• [BRIEF]: Check each line for the string "this", then give only how many lines have it.

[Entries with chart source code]
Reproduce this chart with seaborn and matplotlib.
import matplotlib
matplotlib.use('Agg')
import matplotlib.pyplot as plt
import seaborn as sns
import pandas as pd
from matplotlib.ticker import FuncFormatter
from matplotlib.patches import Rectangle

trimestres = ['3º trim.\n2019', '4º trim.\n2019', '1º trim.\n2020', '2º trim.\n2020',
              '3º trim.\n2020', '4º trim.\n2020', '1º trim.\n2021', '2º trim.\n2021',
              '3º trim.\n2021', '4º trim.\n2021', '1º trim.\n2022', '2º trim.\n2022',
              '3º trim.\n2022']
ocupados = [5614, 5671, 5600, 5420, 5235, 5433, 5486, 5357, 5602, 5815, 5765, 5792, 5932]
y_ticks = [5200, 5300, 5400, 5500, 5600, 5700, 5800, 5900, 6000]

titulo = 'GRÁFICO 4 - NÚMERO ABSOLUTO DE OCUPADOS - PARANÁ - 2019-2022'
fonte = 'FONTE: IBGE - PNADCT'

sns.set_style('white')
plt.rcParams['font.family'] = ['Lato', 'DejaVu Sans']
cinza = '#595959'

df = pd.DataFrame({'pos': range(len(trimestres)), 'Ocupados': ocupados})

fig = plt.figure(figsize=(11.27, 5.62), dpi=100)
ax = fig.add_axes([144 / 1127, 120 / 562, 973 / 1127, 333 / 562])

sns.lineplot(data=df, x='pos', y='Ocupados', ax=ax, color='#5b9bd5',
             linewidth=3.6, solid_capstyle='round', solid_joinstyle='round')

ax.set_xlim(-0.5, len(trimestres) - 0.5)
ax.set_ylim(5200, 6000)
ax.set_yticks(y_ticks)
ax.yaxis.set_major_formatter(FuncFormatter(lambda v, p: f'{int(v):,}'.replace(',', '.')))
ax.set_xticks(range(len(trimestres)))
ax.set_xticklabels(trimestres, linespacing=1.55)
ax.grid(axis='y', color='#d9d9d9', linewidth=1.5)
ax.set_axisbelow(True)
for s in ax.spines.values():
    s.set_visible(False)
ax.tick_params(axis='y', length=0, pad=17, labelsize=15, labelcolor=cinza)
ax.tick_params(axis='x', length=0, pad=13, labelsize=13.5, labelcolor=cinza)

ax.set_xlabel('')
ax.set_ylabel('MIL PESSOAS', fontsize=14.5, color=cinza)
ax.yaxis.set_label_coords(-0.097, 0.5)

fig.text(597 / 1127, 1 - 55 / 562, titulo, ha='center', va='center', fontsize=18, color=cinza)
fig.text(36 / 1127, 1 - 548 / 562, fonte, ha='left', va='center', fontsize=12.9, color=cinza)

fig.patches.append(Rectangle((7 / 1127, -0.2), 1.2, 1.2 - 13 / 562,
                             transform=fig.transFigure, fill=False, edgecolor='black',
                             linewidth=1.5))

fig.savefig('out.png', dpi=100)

--

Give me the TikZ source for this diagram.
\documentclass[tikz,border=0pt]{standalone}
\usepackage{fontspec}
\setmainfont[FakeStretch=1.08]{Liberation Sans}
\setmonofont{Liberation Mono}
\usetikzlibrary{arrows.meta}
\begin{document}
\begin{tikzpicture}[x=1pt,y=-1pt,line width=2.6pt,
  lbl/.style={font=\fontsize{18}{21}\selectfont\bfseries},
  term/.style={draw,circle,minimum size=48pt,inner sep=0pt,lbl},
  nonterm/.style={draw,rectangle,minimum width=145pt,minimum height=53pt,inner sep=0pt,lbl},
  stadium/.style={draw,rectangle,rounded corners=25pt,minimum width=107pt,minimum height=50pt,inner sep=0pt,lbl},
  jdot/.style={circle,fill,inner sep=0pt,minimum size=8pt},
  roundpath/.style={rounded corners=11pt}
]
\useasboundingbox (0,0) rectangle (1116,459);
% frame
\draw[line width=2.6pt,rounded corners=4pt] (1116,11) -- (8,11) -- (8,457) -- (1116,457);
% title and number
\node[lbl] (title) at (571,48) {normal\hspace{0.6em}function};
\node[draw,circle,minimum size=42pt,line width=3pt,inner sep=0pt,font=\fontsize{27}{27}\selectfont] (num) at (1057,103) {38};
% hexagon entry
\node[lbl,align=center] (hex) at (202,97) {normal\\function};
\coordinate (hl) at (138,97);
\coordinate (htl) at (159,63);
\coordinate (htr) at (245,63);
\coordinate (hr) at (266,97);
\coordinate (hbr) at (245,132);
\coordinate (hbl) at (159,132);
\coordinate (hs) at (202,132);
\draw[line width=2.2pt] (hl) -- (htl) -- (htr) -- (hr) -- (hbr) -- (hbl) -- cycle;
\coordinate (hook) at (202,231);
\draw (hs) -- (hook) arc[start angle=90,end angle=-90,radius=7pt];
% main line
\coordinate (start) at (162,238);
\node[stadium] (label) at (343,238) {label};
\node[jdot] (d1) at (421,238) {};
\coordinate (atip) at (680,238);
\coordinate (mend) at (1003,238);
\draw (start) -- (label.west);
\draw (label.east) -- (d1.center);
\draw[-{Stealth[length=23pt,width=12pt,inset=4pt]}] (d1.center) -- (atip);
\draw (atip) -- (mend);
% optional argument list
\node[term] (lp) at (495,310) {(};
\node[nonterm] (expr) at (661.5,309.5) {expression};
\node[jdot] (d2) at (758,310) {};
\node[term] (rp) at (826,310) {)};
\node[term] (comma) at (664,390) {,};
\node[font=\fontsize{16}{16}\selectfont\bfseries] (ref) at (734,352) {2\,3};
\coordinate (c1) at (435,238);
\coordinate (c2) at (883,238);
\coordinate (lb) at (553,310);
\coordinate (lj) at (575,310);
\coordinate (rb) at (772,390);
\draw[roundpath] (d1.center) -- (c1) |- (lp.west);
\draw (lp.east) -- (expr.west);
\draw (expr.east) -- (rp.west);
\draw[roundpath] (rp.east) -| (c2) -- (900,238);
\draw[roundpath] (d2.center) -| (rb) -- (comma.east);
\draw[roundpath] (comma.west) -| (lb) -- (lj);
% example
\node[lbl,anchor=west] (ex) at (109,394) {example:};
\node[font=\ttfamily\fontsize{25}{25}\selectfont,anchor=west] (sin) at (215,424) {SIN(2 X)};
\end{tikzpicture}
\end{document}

• [RESPONSE TO THE TASK]: 2